### Material provided
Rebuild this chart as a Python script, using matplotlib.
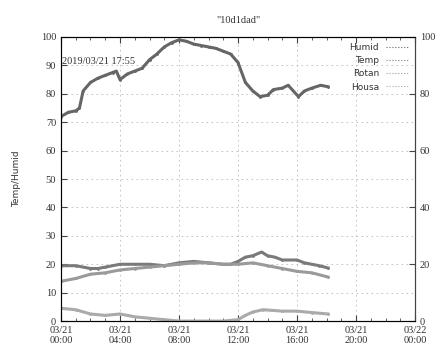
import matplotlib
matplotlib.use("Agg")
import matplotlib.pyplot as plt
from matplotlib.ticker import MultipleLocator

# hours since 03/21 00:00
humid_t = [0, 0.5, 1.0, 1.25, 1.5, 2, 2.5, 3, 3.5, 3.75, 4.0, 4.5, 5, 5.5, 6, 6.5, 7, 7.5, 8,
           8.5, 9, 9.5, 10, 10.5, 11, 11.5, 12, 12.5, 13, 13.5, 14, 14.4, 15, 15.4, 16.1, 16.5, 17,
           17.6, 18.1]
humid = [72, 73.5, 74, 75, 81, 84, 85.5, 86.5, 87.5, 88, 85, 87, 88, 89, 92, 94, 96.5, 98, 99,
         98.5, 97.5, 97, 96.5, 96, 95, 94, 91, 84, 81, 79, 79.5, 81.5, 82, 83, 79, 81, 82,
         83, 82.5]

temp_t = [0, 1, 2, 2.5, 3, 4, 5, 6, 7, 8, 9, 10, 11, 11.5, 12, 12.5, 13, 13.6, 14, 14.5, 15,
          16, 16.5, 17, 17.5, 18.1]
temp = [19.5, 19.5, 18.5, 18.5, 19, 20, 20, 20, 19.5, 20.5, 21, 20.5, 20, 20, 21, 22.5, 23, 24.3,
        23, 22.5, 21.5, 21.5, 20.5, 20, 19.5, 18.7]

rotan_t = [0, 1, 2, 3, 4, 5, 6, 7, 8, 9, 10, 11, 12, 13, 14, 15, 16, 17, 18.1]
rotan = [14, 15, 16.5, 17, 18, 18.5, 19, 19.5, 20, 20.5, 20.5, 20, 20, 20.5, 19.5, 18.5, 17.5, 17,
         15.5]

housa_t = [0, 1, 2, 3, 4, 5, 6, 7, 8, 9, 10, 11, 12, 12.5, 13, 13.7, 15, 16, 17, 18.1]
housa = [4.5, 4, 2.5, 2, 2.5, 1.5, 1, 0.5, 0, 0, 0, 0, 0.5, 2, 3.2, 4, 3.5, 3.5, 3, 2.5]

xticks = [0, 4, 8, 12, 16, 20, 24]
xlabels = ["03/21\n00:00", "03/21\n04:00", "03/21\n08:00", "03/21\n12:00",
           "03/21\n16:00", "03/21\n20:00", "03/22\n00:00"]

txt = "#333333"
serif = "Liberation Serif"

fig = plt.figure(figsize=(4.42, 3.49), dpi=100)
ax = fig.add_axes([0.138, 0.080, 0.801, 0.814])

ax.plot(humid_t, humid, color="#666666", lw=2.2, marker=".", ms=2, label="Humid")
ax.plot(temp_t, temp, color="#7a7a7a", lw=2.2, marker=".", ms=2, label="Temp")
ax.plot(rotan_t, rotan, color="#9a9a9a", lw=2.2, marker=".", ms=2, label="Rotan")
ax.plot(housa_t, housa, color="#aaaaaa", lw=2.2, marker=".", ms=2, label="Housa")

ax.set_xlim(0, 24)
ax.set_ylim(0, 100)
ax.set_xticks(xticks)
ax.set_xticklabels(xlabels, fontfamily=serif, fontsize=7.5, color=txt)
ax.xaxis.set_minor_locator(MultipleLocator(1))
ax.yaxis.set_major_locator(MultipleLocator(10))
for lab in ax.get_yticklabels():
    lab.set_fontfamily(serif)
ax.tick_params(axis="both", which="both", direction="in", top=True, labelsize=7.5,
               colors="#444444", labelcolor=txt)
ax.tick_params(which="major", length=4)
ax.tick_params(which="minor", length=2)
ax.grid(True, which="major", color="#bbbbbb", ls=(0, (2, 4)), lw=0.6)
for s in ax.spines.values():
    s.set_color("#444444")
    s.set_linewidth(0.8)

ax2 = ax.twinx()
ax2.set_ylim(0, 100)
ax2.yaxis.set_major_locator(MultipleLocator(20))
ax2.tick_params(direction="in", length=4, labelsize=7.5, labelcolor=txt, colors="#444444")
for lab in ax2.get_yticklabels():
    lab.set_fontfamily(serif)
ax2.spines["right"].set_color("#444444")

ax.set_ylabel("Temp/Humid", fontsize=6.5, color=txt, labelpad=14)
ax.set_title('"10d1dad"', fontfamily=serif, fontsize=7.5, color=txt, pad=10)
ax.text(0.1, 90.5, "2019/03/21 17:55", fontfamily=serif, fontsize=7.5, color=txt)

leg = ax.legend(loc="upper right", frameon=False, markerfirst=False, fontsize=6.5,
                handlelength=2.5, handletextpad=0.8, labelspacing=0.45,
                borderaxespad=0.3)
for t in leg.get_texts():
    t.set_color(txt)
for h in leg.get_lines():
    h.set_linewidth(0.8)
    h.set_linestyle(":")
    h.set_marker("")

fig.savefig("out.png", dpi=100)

### What this task involves
Write the material out again exactly as it appears, dropping the pictures.

### Answer to this exercise
Rebuild this chart as a Python script, using matplotlib.
import matplotlib
matplotlib.use("Agg")
import matplotlib.pyplot as plt
from matplotlib.ticker import MultipleLocator

# hours since 03/21 00:00
humid_t = [0, 0.5, 1.0, 1.25, 1.5, 2, 2.5, 3, 3.5, 3.75, 4.0, 4.5, 5, 5.5, 6, 6.5, 7, 7.5, 8,
           8.5, 9, 9.5, 10, 10.5, 11, 11.5, 12, 12.5, 13, 13.5, 14, 14.4, 15, 15.4, 16.1, 16.5, 17,
           17.6, 18.1]
humid = [72, 73.5, 74, 75, 81, 84, 85.5, 86.5, 87.5, 88, 85, 87, 88, 89, 92, 94, 96.5, 98, 99,
         98.5, 97.5, 97, 96.5, 96, 95, 94, 91, 84, 81, 79, 79.5, 81.5, 82, 83, 79, 81, 82,
         83, 82.5]

temp_t = [0, 1, 2, 2.5, 3, 4, 5, 6, 7, 8, 9, 10, 11, 11.5, 12, 12.5, 13, 13.6, 14, 14.5, 15,
          16, 16.5, 17, 17.5, 18.1]
temp = [19.5, 19.5, 18.5, 18.5, 19, 20, 20, 20, 19.5, 20.5, 21, 20.5, 20, 20, 21, 22.5, 23, 24.3,
        23, 22.5, 21.5, 21.5, 20.5, 20, 19.5, 18.7]

rotan_t = [0, 1, 2, 3, 4, 5, 6, 7, 8, 9, 10, 11, 12, 13, 14, 15, 16, 17, 18.1]
rotan = [14, 15, 16.5, 17, 18, 18.5, 19, 19.5, 20, 20.5, 20.5, 20, 20, 20.5, 19.5, 18.5, 17.5, 17,
         15.5]

housa_t = [0, 1, 2, 3, 4, 5, 6, 7, 8, 9, 10, 11, 12, 12.5, 13, 13.7, 15, 16, 17, 18.1]
housa = [4.5, 4, 2.5, 2, 2.5, 1.5, 1, 0.5, 0, 0, 0, 0, 0.5, 2, 3.2, 4, 3.5, 3.5, 3, 2.5]

xticks = [0, 4, 8, 12, 16, 20, 24]
xlabels = ["03/21\n00:00", "03/21\n04:00", "03/21\n08:00", "03/21\n12:00",
           "03/21\n16:00", "03/21\n20:00", "03/22\n00:00"]

txt = "#333333"
serif = "Liberation Serif"

fig = plt.figure(figsize=(4.42, 3.49), dpi=100)
ax = fig.add_axes([0.138, 0.080, 0.801, 0.814])

ax.plot(humid_t, humid, color="#666666", lw=2.2, marker=".", ms=2, label="Humid")
ax.plot(temp_t, temp, color="#7a7a7a", lw=2.2, marker=".", ms=2, label="Temp")
ax.plot(rotan_t, rotan, color="#9a9a9a", lw=2.2, marker=".", ms=2, label="Rotan")
ax.plot(housa_t, housa, color="#aaaaaa", lw=2.2, marker=".", ms=2, label="Housa")

ax.set_xlim(0, 24)
ax.set_ylim(0, 100)
ax.set_xticks(xticks)
ax.set_xticklabels(xlabels, fontfamily=serif, fontsize=7.5, color=txt)
ax.xaxis.set_minor_locator(MultipleLocator(1))
ax.yaxis.set_major_locator(MultipleLocator(10))
for lab in ax.get_yticklabels():
    lab.set_fontfamily(serif)
ax.tick_params(axis="both", which="both", direction="in", top=True, labelsize=7.5,
               colors="#444444", labelcolor=txt)
ax.tick_params(which="major", length=4)
ax.tick_params(which="minor", length=2)
ax.grid(True, which="major", color="#bbbbbb", ls=(0, (2, 4)), lw=0.6)
for s in ax.spines.values():
    s.set_color("#444444")
    s.set_linewidth(0.8)

ax2 = ax.twinx()
ax2.set_ylim(0, 100)
ax2.yaxis.set_major_locator(MultipleLocator(20))
ax2.tick_params(direction="in", length=4, labelsize=7.5, labelcolor=txt, colors="#444444")
for lab in ax2.get_yticklabels():
    lab.set_fontfamily(serif)
ax2.spines["right"].set_color("#444444")

ax.set_ylabel("Temp/Humid", fontsize=6.5, color=txt, labelpad=14)
ax.set_title('"10d1dad"', fontfamily=serif, fontsize=7.5, color=txt, pad=10)
ax.text(0.1, 90.5, "2019/03/21 17:55", fontfamily=serif, fontsize=7.5, color=txt)

leg = ax.legend(loc="upper right", frameon=False, markerfirst=False, fontsize=6.5,
                handlelength=2.5, handletextpad=0.8, labelspacing=0.45,
                borderaxespad=0.3)
for t in leg.get_texts():
    t.set_color(txt)
for h in leg.get_lines():
    h.set_linewidth(0.8)
    h.set_linestyle(":")
    h.set_marker("")

fig.savefig("out.png", dpi=100)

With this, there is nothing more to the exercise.